What is needed is an exact copy of the lines from the line containing "Emit a Python" to the line containing "x_ticks = [0, 50, 100, 150, 200, 250, 300]", both lines included, and nothing else.

[Start of Input rows]

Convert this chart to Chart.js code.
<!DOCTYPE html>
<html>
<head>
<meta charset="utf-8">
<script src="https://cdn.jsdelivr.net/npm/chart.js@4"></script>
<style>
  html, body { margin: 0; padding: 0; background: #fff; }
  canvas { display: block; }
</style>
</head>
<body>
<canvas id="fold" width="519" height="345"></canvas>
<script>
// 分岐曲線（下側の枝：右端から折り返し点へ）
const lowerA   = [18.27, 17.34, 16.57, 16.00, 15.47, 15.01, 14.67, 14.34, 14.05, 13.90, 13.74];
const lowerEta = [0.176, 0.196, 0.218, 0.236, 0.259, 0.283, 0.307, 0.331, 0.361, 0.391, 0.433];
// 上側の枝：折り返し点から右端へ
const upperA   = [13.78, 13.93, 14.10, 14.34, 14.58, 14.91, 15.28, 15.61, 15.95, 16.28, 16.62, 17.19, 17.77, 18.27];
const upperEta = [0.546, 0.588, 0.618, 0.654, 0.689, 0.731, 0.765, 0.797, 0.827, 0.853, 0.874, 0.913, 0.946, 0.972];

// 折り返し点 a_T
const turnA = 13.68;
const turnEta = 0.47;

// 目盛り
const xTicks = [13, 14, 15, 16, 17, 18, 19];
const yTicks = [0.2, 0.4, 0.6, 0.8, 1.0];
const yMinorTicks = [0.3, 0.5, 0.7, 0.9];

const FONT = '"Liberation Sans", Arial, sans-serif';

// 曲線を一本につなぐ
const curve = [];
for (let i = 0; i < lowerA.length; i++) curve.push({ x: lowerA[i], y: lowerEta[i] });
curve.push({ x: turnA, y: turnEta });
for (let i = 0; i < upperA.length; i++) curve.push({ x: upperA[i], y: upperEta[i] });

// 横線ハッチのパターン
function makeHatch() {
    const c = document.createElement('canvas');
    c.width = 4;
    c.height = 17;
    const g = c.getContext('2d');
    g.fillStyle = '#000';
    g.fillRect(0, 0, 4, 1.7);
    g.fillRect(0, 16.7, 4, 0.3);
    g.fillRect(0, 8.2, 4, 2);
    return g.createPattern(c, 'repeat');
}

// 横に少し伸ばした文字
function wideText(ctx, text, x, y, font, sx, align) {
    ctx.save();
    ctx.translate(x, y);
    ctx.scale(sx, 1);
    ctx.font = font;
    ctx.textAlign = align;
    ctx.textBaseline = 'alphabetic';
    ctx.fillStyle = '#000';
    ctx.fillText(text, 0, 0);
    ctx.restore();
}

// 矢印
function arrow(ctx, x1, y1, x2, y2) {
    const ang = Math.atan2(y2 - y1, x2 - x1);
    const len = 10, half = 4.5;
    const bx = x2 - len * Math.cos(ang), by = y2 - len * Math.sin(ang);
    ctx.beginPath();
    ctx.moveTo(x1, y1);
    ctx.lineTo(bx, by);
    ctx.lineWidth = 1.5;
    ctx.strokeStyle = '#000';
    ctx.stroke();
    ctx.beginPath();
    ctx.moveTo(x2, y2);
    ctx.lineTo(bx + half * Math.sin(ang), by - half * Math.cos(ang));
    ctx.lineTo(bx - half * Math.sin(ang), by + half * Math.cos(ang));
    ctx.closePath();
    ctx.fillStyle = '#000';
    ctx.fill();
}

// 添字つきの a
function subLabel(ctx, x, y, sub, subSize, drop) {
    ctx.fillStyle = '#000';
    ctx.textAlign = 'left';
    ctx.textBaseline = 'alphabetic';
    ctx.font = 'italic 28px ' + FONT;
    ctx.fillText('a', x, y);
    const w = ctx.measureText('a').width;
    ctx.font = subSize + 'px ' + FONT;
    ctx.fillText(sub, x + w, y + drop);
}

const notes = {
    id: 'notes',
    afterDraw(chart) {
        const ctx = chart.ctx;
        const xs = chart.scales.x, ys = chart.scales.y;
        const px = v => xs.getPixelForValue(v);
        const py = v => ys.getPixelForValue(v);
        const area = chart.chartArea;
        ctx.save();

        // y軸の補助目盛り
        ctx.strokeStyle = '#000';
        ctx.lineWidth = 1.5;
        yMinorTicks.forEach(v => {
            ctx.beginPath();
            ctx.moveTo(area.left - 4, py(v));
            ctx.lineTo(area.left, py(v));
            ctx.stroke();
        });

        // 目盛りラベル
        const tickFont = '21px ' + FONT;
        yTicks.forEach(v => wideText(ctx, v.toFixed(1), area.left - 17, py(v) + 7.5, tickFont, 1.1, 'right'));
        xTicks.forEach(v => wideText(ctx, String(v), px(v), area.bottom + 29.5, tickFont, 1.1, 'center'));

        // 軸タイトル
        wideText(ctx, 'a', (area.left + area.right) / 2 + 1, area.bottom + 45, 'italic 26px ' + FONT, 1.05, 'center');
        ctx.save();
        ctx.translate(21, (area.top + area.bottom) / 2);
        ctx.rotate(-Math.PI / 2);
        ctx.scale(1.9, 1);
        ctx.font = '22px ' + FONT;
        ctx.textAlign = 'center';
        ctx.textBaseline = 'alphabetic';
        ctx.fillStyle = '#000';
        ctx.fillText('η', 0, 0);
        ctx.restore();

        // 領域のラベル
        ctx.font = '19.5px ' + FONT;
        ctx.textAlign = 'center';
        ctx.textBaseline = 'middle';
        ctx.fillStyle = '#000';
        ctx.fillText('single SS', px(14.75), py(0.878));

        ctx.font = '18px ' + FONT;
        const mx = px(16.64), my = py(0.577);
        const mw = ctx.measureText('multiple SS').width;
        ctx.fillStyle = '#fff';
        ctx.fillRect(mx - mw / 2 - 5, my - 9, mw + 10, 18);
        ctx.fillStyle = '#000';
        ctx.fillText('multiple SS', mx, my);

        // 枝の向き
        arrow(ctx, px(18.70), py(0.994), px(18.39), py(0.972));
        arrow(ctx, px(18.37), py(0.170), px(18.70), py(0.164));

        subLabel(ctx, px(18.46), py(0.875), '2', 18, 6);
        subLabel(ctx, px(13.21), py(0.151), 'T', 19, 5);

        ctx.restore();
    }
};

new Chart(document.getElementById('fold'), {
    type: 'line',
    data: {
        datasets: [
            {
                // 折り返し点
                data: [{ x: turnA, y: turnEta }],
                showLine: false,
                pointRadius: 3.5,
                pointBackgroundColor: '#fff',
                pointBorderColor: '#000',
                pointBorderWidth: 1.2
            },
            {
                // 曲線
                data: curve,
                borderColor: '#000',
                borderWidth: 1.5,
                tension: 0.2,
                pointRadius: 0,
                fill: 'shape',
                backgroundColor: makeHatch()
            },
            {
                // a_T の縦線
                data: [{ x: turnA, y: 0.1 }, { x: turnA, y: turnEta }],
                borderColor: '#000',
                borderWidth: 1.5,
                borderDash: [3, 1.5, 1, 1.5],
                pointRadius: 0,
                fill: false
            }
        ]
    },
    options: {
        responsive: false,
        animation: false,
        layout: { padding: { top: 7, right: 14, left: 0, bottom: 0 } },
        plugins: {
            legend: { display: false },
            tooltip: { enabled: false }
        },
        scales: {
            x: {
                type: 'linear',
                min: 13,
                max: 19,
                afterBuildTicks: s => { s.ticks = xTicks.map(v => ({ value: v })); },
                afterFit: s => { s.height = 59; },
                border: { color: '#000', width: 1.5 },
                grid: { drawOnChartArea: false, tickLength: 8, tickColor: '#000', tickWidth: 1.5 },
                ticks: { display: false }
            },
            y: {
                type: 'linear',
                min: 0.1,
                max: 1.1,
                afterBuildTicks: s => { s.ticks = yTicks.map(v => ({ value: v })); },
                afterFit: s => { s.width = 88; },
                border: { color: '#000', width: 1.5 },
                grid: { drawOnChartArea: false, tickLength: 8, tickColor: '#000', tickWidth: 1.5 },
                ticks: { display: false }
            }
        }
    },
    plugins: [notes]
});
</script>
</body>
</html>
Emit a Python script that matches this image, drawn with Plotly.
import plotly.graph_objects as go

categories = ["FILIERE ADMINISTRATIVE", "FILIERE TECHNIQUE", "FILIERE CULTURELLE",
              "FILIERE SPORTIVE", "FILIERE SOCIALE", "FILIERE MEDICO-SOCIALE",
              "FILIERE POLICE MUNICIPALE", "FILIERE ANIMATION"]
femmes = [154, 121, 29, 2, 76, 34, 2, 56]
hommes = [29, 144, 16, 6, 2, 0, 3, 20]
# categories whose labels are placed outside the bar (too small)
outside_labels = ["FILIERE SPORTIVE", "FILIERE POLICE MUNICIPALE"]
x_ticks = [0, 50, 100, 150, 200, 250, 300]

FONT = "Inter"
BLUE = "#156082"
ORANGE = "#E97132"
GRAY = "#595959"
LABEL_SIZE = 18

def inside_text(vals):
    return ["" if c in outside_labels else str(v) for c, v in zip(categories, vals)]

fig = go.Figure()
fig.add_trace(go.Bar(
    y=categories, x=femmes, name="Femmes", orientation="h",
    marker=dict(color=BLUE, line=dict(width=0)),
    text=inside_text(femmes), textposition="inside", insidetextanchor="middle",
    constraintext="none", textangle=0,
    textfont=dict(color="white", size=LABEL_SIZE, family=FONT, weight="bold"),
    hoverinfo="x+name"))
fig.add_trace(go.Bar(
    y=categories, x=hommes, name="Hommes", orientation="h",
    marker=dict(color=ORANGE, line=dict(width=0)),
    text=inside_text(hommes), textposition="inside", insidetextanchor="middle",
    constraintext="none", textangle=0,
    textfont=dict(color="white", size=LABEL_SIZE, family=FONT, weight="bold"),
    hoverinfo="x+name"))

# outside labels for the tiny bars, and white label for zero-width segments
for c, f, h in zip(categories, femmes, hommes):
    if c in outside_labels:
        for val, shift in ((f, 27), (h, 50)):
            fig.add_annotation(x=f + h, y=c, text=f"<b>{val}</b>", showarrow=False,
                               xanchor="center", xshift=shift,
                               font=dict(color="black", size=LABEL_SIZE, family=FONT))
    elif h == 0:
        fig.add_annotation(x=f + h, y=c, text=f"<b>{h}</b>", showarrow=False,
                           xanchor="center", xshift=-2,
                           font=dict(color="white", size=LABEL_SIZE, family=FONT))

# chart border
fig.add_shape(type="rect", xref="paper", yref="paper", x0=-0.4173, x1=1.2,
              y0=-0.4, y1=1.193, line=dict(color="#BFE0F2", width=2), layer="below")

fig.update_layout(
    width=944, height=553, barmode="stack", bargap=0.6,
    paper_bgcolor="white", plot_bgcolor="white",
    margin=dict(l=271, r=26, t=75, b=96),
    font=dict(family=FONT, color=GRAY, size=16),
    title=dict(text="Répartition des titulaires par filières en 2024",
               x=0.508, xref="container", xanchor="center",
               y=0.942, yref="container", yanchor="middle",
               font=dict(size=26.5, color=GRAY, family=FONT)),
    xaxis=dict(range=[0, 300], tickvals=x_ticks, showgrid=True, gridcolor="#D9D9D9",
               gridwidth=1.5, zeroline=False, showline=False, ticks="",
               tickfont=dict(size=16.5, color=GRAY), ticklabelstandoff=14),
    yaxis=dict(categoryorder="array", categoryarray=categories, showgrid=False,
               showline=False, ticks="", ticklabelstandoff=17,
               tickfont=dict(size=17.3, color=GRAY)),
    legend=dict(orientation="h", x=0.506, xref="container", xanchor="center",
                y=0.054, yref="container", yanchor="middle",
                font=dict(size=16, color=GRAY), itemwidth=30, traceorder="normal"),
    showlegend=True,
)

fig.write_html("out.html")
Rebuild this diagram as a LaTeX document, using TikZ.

[End of Input rows]

● **Answer to this task**
Emit a Python script that matches this image, drawn with Plotly.
import plotly.graph_objects as go

categories = ["FILIERE ADMINISTRATIVE", "FILIERE TECHNIQUE", "FILIERE CULTURELLE",
              "FILIERE SPORTIVE", "FILIERE SOCIALE", "FILIERE MEDICO-SOCIALE",
              "FILIERE POLICE MUNICIPALE", "FILIERE ANIMATION"]
femmes = [154, 121, 29, 2, 76, 34, 2, 56]
hommes = [29, 144, 16, 6, 2, 0, 3, 20]
# categories whose labels are placed outside the bar (too small)
outside_labels = ["FILIERE SPORTIVE", "FILIERE POLICE MUNICIPALE"]
x_ticks = [0, 50, 100, 150, 200, 250, 300]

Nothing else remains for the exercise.